▶ _EXERCISE BRIEF_
Copy each line that contains the word "this".
>> Start SOURCE EXCERPT
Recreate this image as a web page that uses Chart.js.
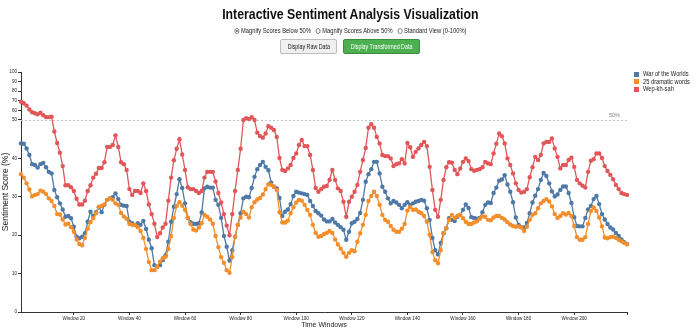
<!DOCTYPE html>
<html>
<head>
<meta charset="utf-8">
<title>Interactive Sentiment Analysis Visualization</title>
<script src="https://cdn.jsdelivr.net/npm/chart.js@4.4.1/dist/chart.umd.min.js"></script>
<style>
  html, body { margin: 0; padding: 0; background: #fff; }
  body { width: 700px; height: 333px; position: relative; overflow: hidden;
         font-family: 'Liberation Sans', Arial, sans-serif; color: #222; }
  #chart { position: absolute; left: 0; top: 0; }
  .narrow { display: inline-block; white-space: nowrap; transform: scaleX(0.82); transform-origin: center; }
  .title { position: absolute; left: 0; top: 5px; width: 700px; text-align: center;
           font-weight: bold; font-size: 15px; line-height: 17px; color: #111; }
  .modes { position: absolute; left: 0; top: 27px; width: 700px; text-align: center;
           font-size: 7px; line-height: 8px; color: #222; }
  .modes label { margin: 0 2px; white-space: nowrap; }
  .radio { display: inline-block; width: 4px; height: 4px; border: 0.8px solid #777; border-radius: 50%;
           vertical-align: -0.5px; margin-right: 2px; position: relative; background: #fff; }
  .radio.on::after { content: ''; position: absolute; left: 1px; top: 1px; width: 2px; height: 2px;
           border-radius: 50%; background: #444; }
  .buttons { position: absolute; left: 0; top: 39px; width: 700px; text-align: center; font-size: 0; }
  .btn { display: inline-block; box-sizing: border-box; height: 15px; line-height: 13px; font-size: 6.5px;
         border-radius: 2px; margin: 0 3px; vertical-align: top; text-align: center; white-space: nowrap; overflow: hidden; }
  .btn.raw { background: #f0f0f0; border: 1px solid #bdbdbd; color: #222; width: 57px; }
  .btn.transformed { background: #4caf50; border: 1px solid #3d8b40; color: #fff; width: 77px; }
  .legend { position: absolute; left: 634px; top: 70px; font-size: 7px; line-height: 7.5px; color: #222; }
  .legend div { white-space: nowrap; height: 7.5px; }
  .legend .swatch { display: inline-block; width: 5px; height: 5px; margin-right: 4px; vertical-align: -0.5px; }
  .legend .narrow { transform-origin: left center; }
</style>
</head>
<body>
<canvas id="chart" width="700" height="333"></canvas>
<div class="title"><span class="narrow">Interactive Sentiment Analysis Visualization</span></div>
<div class="modes"><span class="narrow">
  <label><span class="radio on"></span>Magnify Scores Below 50%</label>
  <label><span class="radio"></span>Magnify Scores Above 50%</label>
  <label><span class="radio"></span>Standard View (0-100%)</label>
</span></div>
<div class="buttons">
  <span class="btn raw"><span class="narrow">Display Raw Data</span></span><span class="btn transformed"><span class="narrow">Display Transformed Data</span></span>
</div>
<div class="legend" id="legend"></div>
<script>
// Sentiment score per time window (percent), one array per text.
const warOfTheWorlds = [
  43.9, 43.8, 42.6, 40.9, 38.5, 38.3, 37.6, 38.5, 38.8, 37.7, 36.5, 36.1,
  31.8, 29.9, 28.3, 26.7, 24.8, 25.0, 24.4, 22.2, 19.6, 19.2, 19.6, 20.5,
  23.5, 26.1, 25.0, 26.0, 27.3, 26.0, 27.9, 29.2, 29.6, 29.9, 30.9, 29.4,
  27.9, 27.7, 27.6, 23.5, 23.1, 22.7, 23.1, 22.7, 23.7, 21.6, 18.8, 16.6,
  12.2, 11.8, 12.2, 13.5, 14.8, 18.3, 23.5, 27.4, 30.7, 34.6, 32.3, 28.3,
  24.5, 23.4, 23.0, 22.9, 23.1, 25.9, 32.2, 32.6, 32.4, 32.4, 29.2, 27.9,
  24.5, 19.8, 17.0, 13.4, 16.1, 19.6, 22.7, 25.7, 29.6, 30.0, 29.9,
  32.3, 35.2, 37.2, 38.3, 39.1, 37.8, 36.9, 33.7, 32.6, 32.2, 29.7, 25.0,
  26.1, 26.7, 28.1, 30.2, 31.3, 31.1, 30.9, 30.7, 30.5, 28.9, 27.6, 26.3,
  25.7, 25.1, 24.1, 23.6, 23.6, 24.2, 23.3, 22.7, 22.1, 21.4, 18.8, 20.9,
  23.1, 23.5, 24.2, 25.8, 29.2, 33.9, 35.9, 37.2, 39.1, 39.1, 36.1, 32.6,
  31.3, 29.6, 28.3, 28.9, 28.5, 27.9, 27.0, 27.9, 28.6, 27.9, 28.3, 28.7,
  28.9, 29.2, 29.0, 27.0, 24.0, 19.3, 16.1, 15.0, 18.0, 20.5, 21.8, 24.4,
  24.0, 23.7, 24.8, 25.3, 26.6, 28.0, 27.1, 24.7, 24.5, 24.3, 24.5, 26.0,
  27.9, 28.5, 28.4, 31.0, 32.4, 34.2, 34.5, 35.6, 33.2, 31.3, 28.6, 24.6,
  22.7, 22.1, 22.0, 23.2, 25.7, 28.5, 30.3, 32.0, 34.4, 36.2, 35.4, 33.5,
  31.4, 30.1, 30.6, 31.8, 32.7, 32.7, 31.0, 28.4, 24.7, 22.4, 22.3, 22.3,
  24.5, 26.7, 27.6, 29.4, 30.2, 28.1, 25.5, 24.1, 22.9, 22.0, 21.5, 20.6,
  19.8, 18.9, 18.2, 17.7
];
const dramaticWords = [
  35.9, 35.0, 33.5, 31.9, 30.1, 30.5, 30.7, 31.6, 31.3, 30.7, 29.6, 28.9,
  27.6, 25.5, 25.4, 24.1, 22.8, 23.0, 22.1, 20.9, 18.9, 17.7, 17.4, 19.3,
  21.7, 23.4, 24.4, 25.7, 27.4, 27.6, 28.0, 29.2, 29.6, 29.2, 28.3, 27.9,
  25.8, 24.9, 24.3, 23.0, 22.7, 22.7, 22.1, 21.1, 19.3, 16.4, 13.0, 10.9,
  10.9, 11.8, 13.1, 14.0, 14.4, 16.4, 19.8, 24.5, 27.6, 28.6, 27.7, 26.6,
  24.6, 22.9, 21.5, 21.2, 22.0, 23.1, 25.3, 24.8, 24.1, 23.0, 19.8, 16.9,
  14.3, 12.8, 10.9, 10.2, 14.3, 19.6, 22.7, 24.6, 26.1, 25.5, 24.6,
  27.3, 28.6, 29.3, 29.7, 30.6, 32.0, 33.3, 33.1, 32.6, 31.8, 26.0, 23.3,
  23.3, 23.8, 25.7, 27.3, 28.5, 29.2, 29.0, 27.9, 26.6, 25.3, 22.7, 20.6,
  19.6, 19.8, 20.3, 20.6, 21.1, 20.6, 18.9, 17.6, 16.5, 15.4, 14.4, 15.4,
  16.1, 15.8, 18.3, 20.5, 22.7, 25.3, 28.9, 30.2, 31.3, 30.2, 27.9, 25.3,
  24.0, 23.5, 22.4, 21.4, 20.9, 20.9, 21.7, 22.9, 26.4, 27.3, 26.6, 26.7,
  26.1, 25.7, 25.0, 23.5, 20.1, 15.6, 13.5, 12.7, 16.1, 20.5, 21.8, 24.0,
  25.3, 24.5, 25.0, 25.3, 24.4, 23.5, 22.9, 22.9, 23.3, 23.6, 24.2, 24.9,
  24.8, 24.0, 23.9, 24.6, 25.0, 25.0, 24.5, 24.1, 23.4, 22.8, 22.4, 22.2,
  22.3, 22.0, 21.1, 22.2, 24.0, 25.3, 25.7, 27.0, 28.3, 28.9, 29.4, 28.8,
  27.5, 25.5, 24.5, 25.0, 25.7, 25.4, 25.8, 25.0, 22.4, 19.5, 18.8, 18.8,
  19.5, 22.9, 26.3, 27.2, 26.3, 24.6, 22.3, 19.4, 19.2, 19.5, 19.6, 19.3,
  18.8, 18.4, 18.0, 17.6
];
const wepKhSah = [
  69.0, 67.5, 65.0, 61.0, 58.0, 57.0, 56.0, 57.5, 55.0, 53.0, 53.0, 53.5,
  47.0, 44.0, 41.5, 38.0, 33.0, 33.0, 32.5, 31.5, 29.5, 28.0, 28.0, 29.0,
  31.5, 33.0, 35.0, 36.0, 37.5, 37.5, 39.0, 43.0, 43.0, 43.5, 46.0, 43.0,
  39.0, 38.5, 37.0, 32.0, 30.5, 31.5, 31.5, 31.0, 33.5, 31.5, 28.0, 25.5,
  23.0, 19.5, 20.5, 22.0, 23.0, 29.0, 35.0, 39.5, 42.5, 45.0, 41.0, 37.0,
  32.5, 32.0, 32.0, 31.5, 31.0, 31.5, 35.0, 36.5, 36.5, 36.5, 34.0, 31.0,
  28.5, 25.5, 22.5, 20.0, 25.5, 31.5, 37.0, 42.5, 50.0, 52.0, 51.0,
  52.8, 50.0, 46.7, 45.8, 45.4, 46.5, 48.4, 48.0, 47.4, 45.6, 40.1, 37.0,
  36.7, 37.4, 38.3, 40.1, 41.3, 43.5, 44.8, 43.2, 43.2, 40.9, 37.0, 32.3,
  31.3, 32.0, 32.6, 32.8, 34.4, 37.0, 34.4, 32.2, 31.5, 28.7, 24.8, 28.7,
  30.0, 31.3, 33.1, 36.5, 39.6, 42.7, 48.0, 48.9, 48.0, 45.6, 43.9, 40.9,
  40.6, 40.6, 40.0, 38.0, 38.5, 38.7, 39.8, 38.7, 44.0, 42.9, 40.4, 41.7,
  42.6, 43.5, 44.3, 43.2, 37.8, 31.8, 26.6, 24.8, 29.2, 34.4, 37.7, 39.0,
  38.9, 37.0, 35.9, 37.4, 39.1, 40.0, 39.3, 37.2, 36.8, 37.0, 37.2, 37.7,
  39.1, 38.7, 38.5, 41.3, 43.8, 46.5, 45.8, 43.9, 40.0, 38.3, 36.1, 33.5,
  31.8, 31.1, 31.3, 32.0, 35.1, 37.7, 40.4, 39.6, 40.9, 43.9, 44.3, 44.3,
  45.2, 42.6, 40.4, 37.4, 38.3, 38.3, 39.6, 40.2, 37.8, 34.4, 33.5, 32.9,
  32.4, 36.5, 39.4, 39.8, 41.3, 41.3, 40.1, 38.0, 36.7, 35.7, 34.6, 33.1,
  32.0, 31.0, 30.7, 30.5
];

const seriesNames = ['War of the Worlds', '25 dramatic words', 'Wep-kh-sah'];
const seriesColors = ['#4e79a7', '#f28e2b', '#e15759'];

// Time windows are numbered from 1; every 20th one gets a labelled tick.
const windows = warOfTheWorlds.map((_, i) => 'Window ' + (i + 1));
const tickEvery = 20;
const yTickValues = [0, 10, 20, 30, 40, 50, 60, 70, 80, 90, 100];

// Below the threshold the axis is stretched: 0-50 takes 80% of the height.
const THRESHOLD = 50;
const LOWER_SHARE = 0.8;

function toDecimal(v) {
  return v <= THRESHOLD
    ? (v / THRESHOLD) * LOWER_SHARE
    : LOWER_SHARE + ((v - THRESHOLD) / (100 - THRESHOLD)) * (1 - LOWER_SHARE);
}
function fromDecimal(d) {
  return d <= LOWER_SHARE
    ? (d / LOWER_SHARE) * THRESHOLD
    : THRESHOLD + ((d - LOWER_SHARE) / (1 - LOWER_SHARE)) * (100 - THRESHOLD);
}

class MagnifiedScale extends Chart.LinearScale {
  getPixelForValue(value) {
    return this.getPixelForDecimal(toDecimal(value));
  }
  getValueForPixel(pixel) {
    return fromDecimal(this.getDecimalForPixel(pixel));
  }
}
MagnifiedScale.id = 'magnified';
MagnifiedScale.defaults = Chart.LinearScale.defaults;
Chart.register(MagnifiedScale);

const FONT = "'Liberation Sans', Arial, sans-serif";

// Dashed 50% reference line with its label, plus the closing tick on the x axis.
const thresholdLine = {
  id: 'thresholdLine',
  beforeDatasetsDraw(chart) {
    const { ctx, chartArea, scales } = chart;
    const py = Math.round(scales.y.getPixelForValue(THRESHOLD)) + 0.5;
    ctx.save();
    ctx.strokeStyle = '#c4c4c4';
    ctx.lineWidth = 1;
    ctx.setLineDash([2, 2]);
    ctx.beginPath();
    ctx.moveTo(chartArea.left, py);
    ctx.lineTo(chartArea.right, py);
    ctx.stroke();
    ctx.setLineDash([]);
    ctx.fillStyle = '#888';
    ctx.font = '5.5px ' + FONT;
    ctx.textAlign = 'right';
    ctx.textBaseline = 'bottom';
    ctx.fillText(THRESHOLD + '%', chartArea.right - 7, py - 2);
    ctx.strokeStyle = '#333';
    ctx.beginPath();
    ctx.moveTo(chartArea.right + 0.5, chartArea.bottom);
    ctx.lineTo(chartArea.right + 0.5, chartArea.bottom + 3);
    ctx.stroke();
    ctx.restore();
  }
};

const datasets = [warOfTheWorlds, dramaticWords, wepKhSah].map((values, i) => ({
  label: seriesNames[i],
  data: values,
  borderColor: seriesColors[i],
  backgroundColor: seriesColors[i],
  pointBackgroundColor: seriesColors[i],
  pointBorderWidth: 0,
  pointRadius: 2.2,
  borderWidth: 1.3,
  tension: 0,
  order: 3 - i
}));

new Chart(document.getElementById('chart'), {
  type: 'line',
  data: { labels: windows, datasets },
  options: {
    responsive: false,
    animation: false,
    devicePixelRatio: 1,
    layout: { padding: { top: 72, right: 73, left: 0, bottom: 0 } },
    plugins: { legend: { display: false }, tooltip: { enabled: false } },
    scales: {
      x: {
        type: 'category',
        afterBuildTicks(scale) {
          scale.ticks = scale.ticks.filter(t => (t.value + 1) % tickEvery === 0);
        },
        afterFit(scale) { scale.height = 21; },
        grid: { display: true, drawOnChartArea: false, drawTicks: true, tickLength: 3, color: '#333' },
        border: { display: true, color: '#333', width: 1 },
        ticks: { autoSkip: false, maxRotation: 0, padding: 1, color: '#222', font: { family: FONT, size: 4.6 } },
        title: { display: true, text: 'Time Windows', color: '#222', padding: { top: 0, bottom: 4 },
                 font: { family: FONT, size: 7 } }
      },
      y: {
        type: 'magnified',
        min: 0,
        max: 100,
        afterBuildTicks(scale) {
          scale.ticks = yTickValues.map(v => ({ value: v }));
        },
        afterFit(scale) { scale.width = 21; },
        grid: { display: true, drawOnChartArea: false, drawTicks: true, tickLength: 3, color: '#333' },
        border: { display: true, color: '#333', width: 1 },
        ticks: { padding: 1, color: '#222', font: { family: FONT, size: 4.6 } },
        title: { display: true, text: 'Sentiment Score (%)', color: '#222', padding: { top: 1, bottom: 0 },
                 font: { family: FONT, size: 8.5 } }
      }
    }
  },
  plugins: [thresholdLine]
});

// Legend rows built from the series names and colours.
const legend = document.getElementById('legend');
seriesNames.forEach((name, i) => {
  const row = document.createElement('div');
  const swatch = document.createElement('span');
  swatch.className = 'swatch';
  swatch.style.background = seriesColors[i];
  const text = document.createElement('span');
  text.className = 'narrow';
  text.textContent = name;
  row.appendChild(swatch);
  row.appendChild(text);
  legend.appendChild(row);
});
</script>
</body>
</html>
>> End SOURCE EXCERPT
▶ _COMPLETE ANSWER_
Recreate this image as a web page that uses Chart.js.
    return this.getPixelForDecimal(toDecimal(value));
    return fromDecimal(this.getDecimalForPixel(pixel));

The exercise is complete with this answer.